The reality is that, even with these advances, it is harder to vote today in America than at any point since the passage of the Voting Rights Act in 1965. As chronicled by Ari Berman in “Give Us the Ballot” and Carol Anderson in “One Person, No Vote,” since the 1960s there has been an effort, fully intentional and strategic, to enact policies that suppress — that is, make it demonstrably harder — to register to vote and to cast votes. Research collected by the Brennan Center for Justice at New York University shows this effort is both partisan, driven by Republican Party leaders, and infused with racialized rationale. Here are three examples of the kinds of laws:

● Voter-ID laws that require people to show official identification to prove who they are. This sounds benign, but the devil is in the details: State legislatures decide which IDs qualify, and in state after state controlled by Republicans the approved IDs favor white people and more-conservative voters. For example, in Texas a gun license ID qualifies but an ID held by college students — younger and more diverse — does not.

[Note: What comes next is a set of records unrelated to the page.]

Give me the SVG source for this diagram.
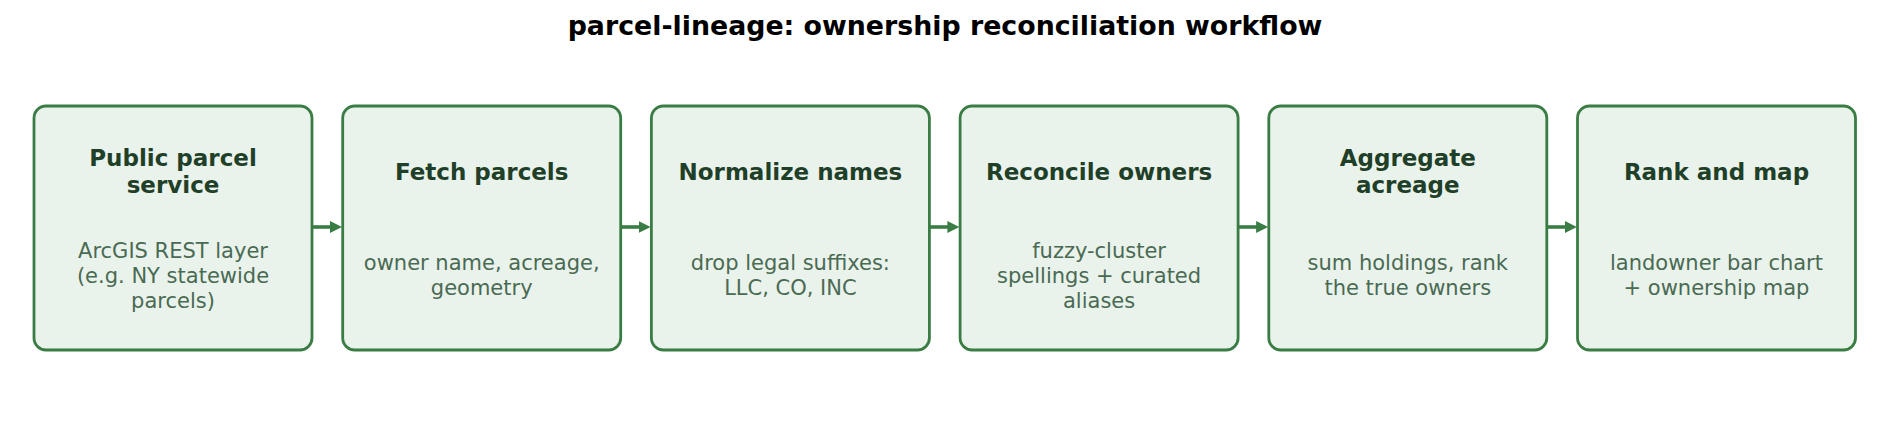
<svg xmlns="http://www.w3.org/2000/svg" width="1890" height="429" viewBox="0 0 1890 429">
<style>
.box{fill:#e9f3eb;stroke:#3a7d44;stroke-width:2.8}
.hd{font-family:"DejaVu Sans",sans-serif;font-weight:bold;font-size:23px;fill:#1f3f28;text-anchor:middle}
.bd{font-family:"DejaVu Sans",sans-serif;font-size:21px;fill:#4a6a53;text-anchor:middle}
.ttl{font-family:"DejaVu Sans",sans-serif;font-weight:bold;font-size:26.8px;fill:#000;text-anchor:middle}
.edge{stroke:#3a7d44;stroke-width:3.6;fill:none}
</style>
<defs>
<marker id="ah" markerUnits="userSpaceOnUse" markerWidth="13" markerHeight="13" refX="2" refY="6" orient="auto">
<path d="M0,0 L12,6 L0,12 z" fill="#3a7d44"/>
</marker>
</defs>
<rect width="1890" height="429" fill="#ffffff"/>
<text class="ttl" x="945" y="35">parcel-lineage: ownership reconciliation workflow</text>
<g id="connectors">
<line class="edge" x1="307" y1="227" x2="332" y2="227" marker-end="url(#ah)"/>
<line class="edge" x1="615.7" y1="227" x2="640.7" y2="227" marker-end="url(#ah)"/>
<line class="edge" x1="924.4" y1="227" x2="949.4" y2="227" marker-end="url(#ah)"/>
<line class="edge" x1="1233.1" y1="227" x2="1258.1" y2="227" marker-end="url(#ah)"/>
<line class="edge" x1="1541.8" y1="227" x2="1566.8" y2="227" marker-end="url(#ah)"/>
</g>
<g id="node1">
<rect class="box" x="34" y="106" width="278" height="244" rx="12"/>
<text class="hd" x="173" y="166">Public parcel</text>
<text class="hd" x="173" y="193">service</text>
<text class="bd" x="173" y="258">ArcGIS REST layer</text>
<text class="bd" x="173" y="283">(e.g. NY statewide</text>
<text class="bd" x="173" y="308">parcels)</text>
</g>
<g id="node2">
<rect class="box" x="342.7" y="106" width="278" height="244" rx="12"/>
<text class="hd" x="481.7" y="180">Fetch parcels</text>
<text class="bd" x="481.7" y="270">owner name, acreage,</text>
<text class="bd" x="481.7" y="295">geometry</text>
</g>
<g id="node3">
<rect class="box" x="651.4" y="106" width="278" height="244" rx="12"/>
<text class="hd" x="790.4" y="180">Normalize names</text>
<text class="bd" x="790.4" y="270">drop legal suffixes:</text>
<text class="bd" x="790.4" y="295">LLC, CO, INC</text>
</g>
<g id="node4">
<rect class="box" x="960.1" y="106" width="278" height="244" rx="12"/>
<text class="hd" x="1099.1" y="180">Reconcile owners</text>
<text class="bd" x="1099.1" y="258">fuzzy-cluster</text>
<text class="bd" x="1099.1" y="283">spellings + curated</text>
<text class="bd" x="1099.1" y="308">aliases</text>
</g>
<g id="node5">
<rect class="box" x="1268.8" y="106" width="278" height="244" rx="12"/>
<text class="hd" x="1407.8" y="166">Aggregate</text>
<text class="hd" x="1407.8" y="193">acreage</text>
<text class="bd" x="1407.8" y="270">sum holdings, rank</text>
<text class="bd" x="1407.8" y="295">the true owners</text>
</g>
<g id="node6">
<rect class="box" x="1577.5" y="106" width="278" height="244" rx="12"/>
<text class="hd" x="1716.5" y="180">Rank and map</text>
<text class="bd" x="1716.5" y="270">landowner bar chart</text>
<text class="bd" x="1716.5" y="295">+ ownership map</text>
</g>
</svg>
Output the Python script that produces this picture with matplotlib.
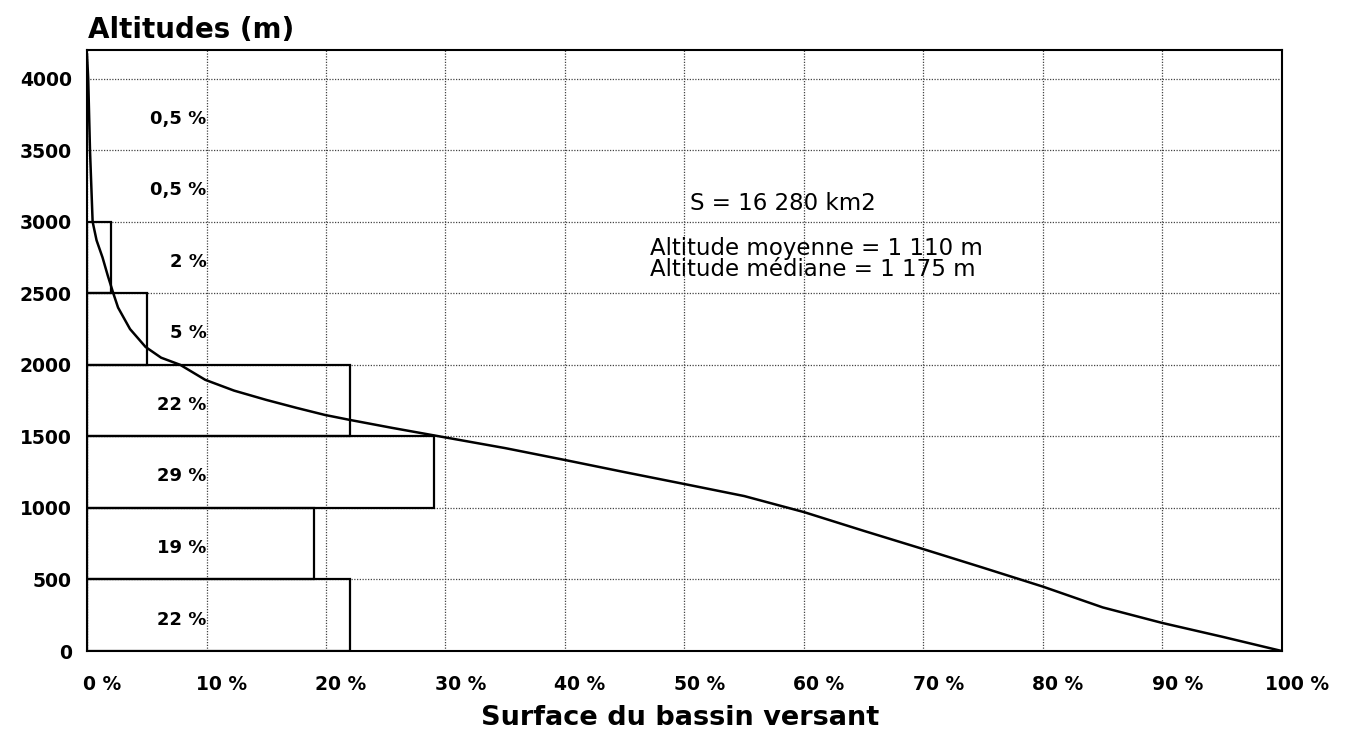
import matplotlib
matplotlib.use("Agg")
import matplotlib.pyplot as plt
import matplotlib.transforms as mtransforms

plt.rcParams['font.family'] = ['DejaVu Sans']

# tranches d'altitude (m) et part de la surface (%)
tranche_bas = [0, 500, 1000, 1500, 2000, 2500, 3000, 3500]
tranche_pct = [22, 19, 29, 22, 5, 2, 0.5, 0.5]
tranche_lbl = ['22 %', '19 %', '29 %', '22 %', '5 %', '2 %', '0,5 %', '0,5 %']
n_barres = 6  # les tranches à 0,5 % ne sont pas tracées

# courbe hypsométrique : surface cumulée (%) au-dessus de l'altitude (m)
courbe_pct = [0, 0.1, 0.25, 0.47, 0.8, 1.3, 1.75, 2.2, 2.6, 3.6, 4.9, 6.2, 7.8,
              9.9, 12.3, 15, 17.5, 19.9, 22, 25.5, 29.5,
              35, 40, 45, 50, 55, 60, 65, 70, 75, 80, 85, 90, 95, 100]
courbe_alt = [4170, 4000, 3500, 3000, 2870, 2750, 2620, 2500, 2400, 2250, 2125, 2050, 2000,
              1895, 1820, 1755, 1700, 1650, 1615, 1560, 1500,
              1418, 1335, 1250, 1167, 1083, 971, 840, 712, 582, 450, 305, 196, 100, 0]

xticks = list(range(0, 101, 10))
xticklabels = ['%d %%' % v for v in xticks]
yticks = list(range(0, 4001, 500))

fig = plt.figure(figsize=(13.51, 7.33), dpi=100)
ax = fig.add_axes([0.0644, 0.1118, 0.8845, 0.82])

# histogramme des tranches
ax.barh(tranche_bas[:n_barres], tranche_pct[:n_barres], height=500, left=0,
        align='edge', fill=False, edgecolor='black', linewidth=1.6, zorder=3)
for b, lbl in zip(tranche_bas, tranche_lbl):
    ax.text(10, b + 250 - 30, lbl, ha='right', va='center',
            fontsize=13, fontweight='bold')

ax.plot(courbe_pct, courbe_alt, color='black', linewidth=1.8, zorder=4)

ax.set_xlim(0, 100)
ax.set_ylim(0, 4200)
ax.set_xticks(xticks, xticklabels)
ax.set_yticks(yticks)
ax.tick_params(length=0, labelsize=13.5)
ax.tick_params(axis='y', pad=11)
ax.tick_params(axis='x', pad=17)
for lab in ax.get_xticklabels() + ax.get_yticklabels():
    lab.set_fontweight('bold')
# étiquettes de l'axe x décalées vers la droite
shift = mtransforms.ScaledTranslation(15 / 100, 0, fig.dpi_scale_trans)
for lab in ax.get_xticklabels():
    lab.set_transform(lab.get_transform() + shift)

ax.grid(True, linestyle=(0, (1, 1.2)), linewidth=0.9, color='#444444')
for s in ax.spines.values():
    s.set_linewidth(1.5)

ax.text(50.5, 3130, 'S = 16 280 km2', fontsize=16.5, va='center', ha='left')
ax.text(47.1, 2740, 'Altitude moyenne = 1 110 m\nAltitude médiane = 1 175 m',
        fontsize=16.5, va='center', ha='left', linespacing=0.9)

fig.text(88 / 1351, 1 - 30 / 733, 'Altitudes (m)', fontsize=20, fontweight='bold',
         ha='left', va='center')
fig.text(680 / 1351, 1 - 718 / 733, 'Surface du bassin versant', fontsize=19.5,
         fontweight='bold', ha='center', va='center')

fig.savefig('out.png', dpi=100)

● Removal of voting locations in targeted communities. Hundreds of polling locations have been closed by Republican-led states formerly monitored under a section of the Voting Rights Act ruled unconstitutional by the U.S. Supreme Court in 2013. From where have these voting locations been removed? College campuses, in urban centers, in communities that are predominantly Black and brown. You might recall the seven-hour waits in the recent Texas primaries for voters at Texas Southern University, a historically Black university.

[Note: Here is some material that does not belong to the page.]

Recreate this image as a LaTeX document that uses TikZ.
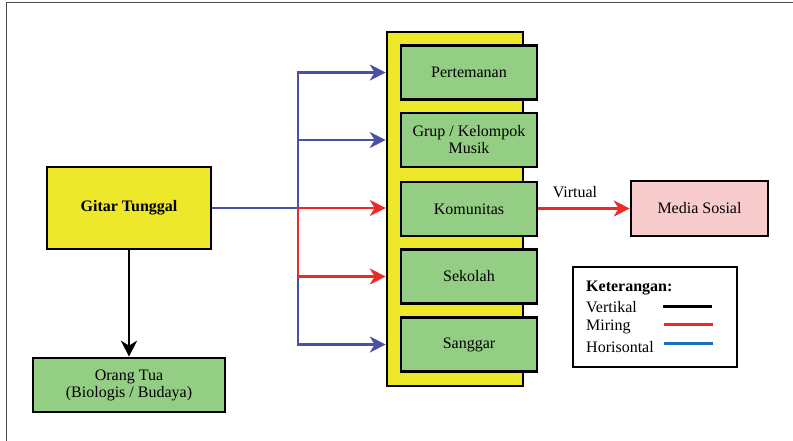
\documentclass[tikz,border=0pt]{standalone}
\usepackage{fontspec}
\setmainfont{Liberation Serif}
\usetikzlibrary{arrows.meta}

\definecolor{boxyellow}{HTML}{EEE82A}
\definecolor{boxgreen}{HTML}{94CD84}
\definecolor{boxpink}{HTML}{F8CCCC}
\definecolor{linkblue}{HTML}{4A4FA8}
\definecolor{linkred}{HTML}{EE2A24}
\definecolor{keyblue}{HTML}{1E6EC0}

\tikzset{
  base/.style={draw=black, line width=2.6pt, align=center, inner sep=2pt,
    font=\fontsize{16}{17}\selectfont},
  yellowbox/.style={base, fill=boxyellow},
  greenbox/.style={base, fill=boxgreen, minimum width=136pt, minimum height=54pt},
  pinkbox/.style={base, fill=boxpink},
  tip/.style={-{Stealth[length=16pt,width=16pt,inset=5pt]}},
  bluelink/.style={draw=linkblue, line width=2.3pt},
  redlink/.style={draw=linkred, line width=2.3pt},
  blacklink/.style={draw=black, line width=2.3pt},
  keytext/.style={anchor=west, inner sep=0pt, font=\fontsize{16}{17}\selectfont},
  keyline/.style={line width=3pt}
}

\begin{document}
\begin{tikzpicture}[x=1pt, y=-1pt]
  \useasboundingbox (0,0) rectangle (793,441);
  % page frame
  \draw[black!70, line width=1pt] (6,445) -- (6,3) -- (800,3);

  % source and parent
  \node[yellowbox, minimum width=164pt, minimum height=82pt] (gitar) at (129,208)
    {\bfseries Gitar Tunggal};
  \node[base, fill=boxgreen, minimum width=192pt, minimum height=54pt] (ortu) at (129,385)
    {Orang Tua\\(Biologis / Budaya)};

  % stack of environments
  \node[yellowbox, minimum width=136pt, minimum height=354pt] (stack) at (455,209) {};
  \node[greenbox] (teman) at (469,72.5) {Pertemanan};
  \node[greenbox] (grup) at (469,140) {Grup / Kelompok\\Musik};
  \node[greenbox] (komunitas) at (469,209) {Komunitas};
  \node[greenbox] (sekolah) at (469,276.5) {Sekolah};
  \node[greenbox] (sanggar) at (469,344.5) {Sanggar};

  \node[pinkbox, minimum width=137pt, minimum height=55pt] (medsos) at (699.5,208.5) {Media Sosial};

  % connectors
  \draw[blacklink, tip] (gitar.south) -- (ortu.north);
  \coordinate (split) at (298,208);
  \draw[bluelink] (gitar.east |- split) -- (split);
  \draw[bluelink, tip] (split) |- (stack.west |- teman.west);
  \draw[bluelink, tip] (split) |- (stack.west |- grup.west);
  \draw[bluelink, tip] (split) |- (stack.west |- sanggar.west);
  \draw[redlink, tip] (split) -- (stack.west |- split);
  \draw[redlink, tip] (split) |- (stack.west |- sekolah.west);
  \draw[redlink, tip] (komunitas.east |- medsos.west) -- node[above=10pt, xshift=-9pt, black,
    font=\fontsize{16}{17}\selectfont, inner sep=0pt] {Virtual} (medsos.west);

  % key
  \node[draw=black, line width=2.4pt, minimum width=164pt, minimum height=100pt] (key) at (655,317) {};
  \node[keytext] (keyhead) at (586,288) {\bfseries Keterangan:};
  \node[keytext] (kv) at (586,307) {Vertikal};
  \node[keytext] (km) at (586,327) {Miring};
  \node[keytext] (kh) at (586,347) {Horisontal};
  \coordinate (kva) at (663,306); \coordinate (kvb) at (712,306);
  \coordinate (kma) at (664,324); \coordinate (kmb) at (713,324);
  \coordinate (kha) at (664,343); \coordinate (khb) at (713,343);
  \draw[keyline, black] (kva) -- (kvb);
  \draw[keyline, linkred] (kma) -- (kmb);
  \draw[keyline, keyblue] (kha) -- (khb);
\end{tikzpicture}
\end{document}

● Reduction in early-voting opportunities in targeted locations and on certain dates. Many Americans have schedules that require them to vote early, especially on weekends. But a number of states have cut back these opportunities — and not in random ways. In North Carolina, the Republican-controlled Legislature’s attempts to limit early voting were declared illegal by a federal court because it “target[ed] African-Americans with almost surgical precision.” In response, the state’s Republicans passed a new voter-ID law in 2019, which is now on hold by another federal court.

And yet today, amid a frightening and devastating health crisis, we have two empowering democratic opportunities. First, Common Purpose and like-minded organizations must work even more closely together to create tailored and technologically-ranging voter registration and mobilization methods. We are doubling down on everything from old-school letter-writing to new-school texting voters, encouraging them to register to vote or to cast their vote.   For example, working with Voter Participation Center and Sister District, our Seattle volunteers are mailing 10,000 letters with handwritten messages encouraging people across the country to register to vote; matching this effort with voting registrations will shed light on how we can foster civic power in our new remote-only world.

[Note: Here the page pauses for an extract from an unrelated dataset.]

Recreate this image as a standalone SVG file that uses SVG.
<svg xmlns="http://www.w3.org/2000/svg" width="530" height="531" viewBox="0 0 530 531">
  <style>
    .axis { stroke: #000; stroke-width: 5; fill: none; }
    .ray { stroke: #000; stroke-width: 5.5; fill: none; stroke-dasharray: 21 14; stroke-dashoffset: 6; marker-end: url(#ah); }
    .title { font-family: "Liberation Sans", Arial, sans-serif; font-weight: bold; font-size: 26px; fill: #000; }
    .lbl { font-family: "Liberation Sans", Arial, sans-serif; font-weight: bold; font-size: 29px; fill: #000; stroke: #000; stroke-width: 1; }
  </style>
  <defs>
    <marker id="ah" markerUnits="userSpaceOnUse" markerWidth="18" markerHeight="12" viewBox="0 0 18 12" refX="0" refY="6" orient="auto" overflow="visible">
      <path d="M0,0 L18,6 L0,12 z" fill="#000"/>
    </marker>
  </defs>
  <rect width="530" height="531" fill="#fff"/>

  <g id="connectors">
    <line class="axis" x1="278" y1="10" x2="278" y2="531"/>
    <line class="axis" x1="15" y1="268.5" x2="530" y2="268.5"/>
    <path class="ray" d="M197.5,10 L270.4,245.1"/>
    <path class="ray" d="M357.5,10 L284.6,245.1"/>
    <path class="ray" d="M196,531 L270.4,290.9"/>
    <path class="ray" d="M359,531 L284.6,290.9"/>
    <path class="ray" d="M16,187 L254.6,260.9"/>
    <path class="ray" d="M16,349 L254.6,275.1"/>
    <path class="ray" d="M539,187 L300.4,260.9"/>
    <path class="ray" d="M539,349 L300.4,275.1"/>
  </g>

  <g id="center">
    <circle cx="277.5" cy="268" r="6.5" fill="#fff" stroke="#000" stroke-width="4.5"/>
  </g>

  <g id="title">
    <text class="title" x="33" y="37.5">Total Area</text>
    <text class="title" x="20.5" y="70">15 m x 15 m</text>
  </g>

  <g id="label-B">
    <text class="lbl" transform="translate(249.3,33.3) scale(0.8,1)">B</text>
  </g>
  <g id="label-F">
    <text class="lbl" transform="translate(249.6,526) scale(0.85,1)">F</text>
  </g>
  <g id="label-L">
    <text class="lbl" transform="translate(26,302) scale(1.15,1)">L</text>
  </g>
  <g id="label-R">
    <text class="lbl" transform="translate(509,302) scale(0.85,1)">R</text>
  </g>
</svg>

And second, we must create a national all-mail voting system in time for this year’s elections. Currently five states, including Washington, offer universal mail-in balloting for registered voters. Other states can adopt the same right now, or at minimum they should adopt a reasonable step: The 40% of states that require voters to provide a serious rationale to request an absentee ballot can simply shift to “No Excuse” voting, in which any voter at any time can request to vote by mail. These approaches are favored by officials ranging from Democratic leaders in Washington, D.C., to Republican state governors to nonpartisan election officials around the country. At Common Purpose, we have launched a national campaign to push leaders to make it happen.

Any political official who opposes such a just and inclusive approach must explain why, in a time of national health crisis, citizens literally must put their lives on the line to vote. Many American heroes have, but today we must do better. Let’s make the words “We the People” into reality for our idealized common purpose to become genuine common power.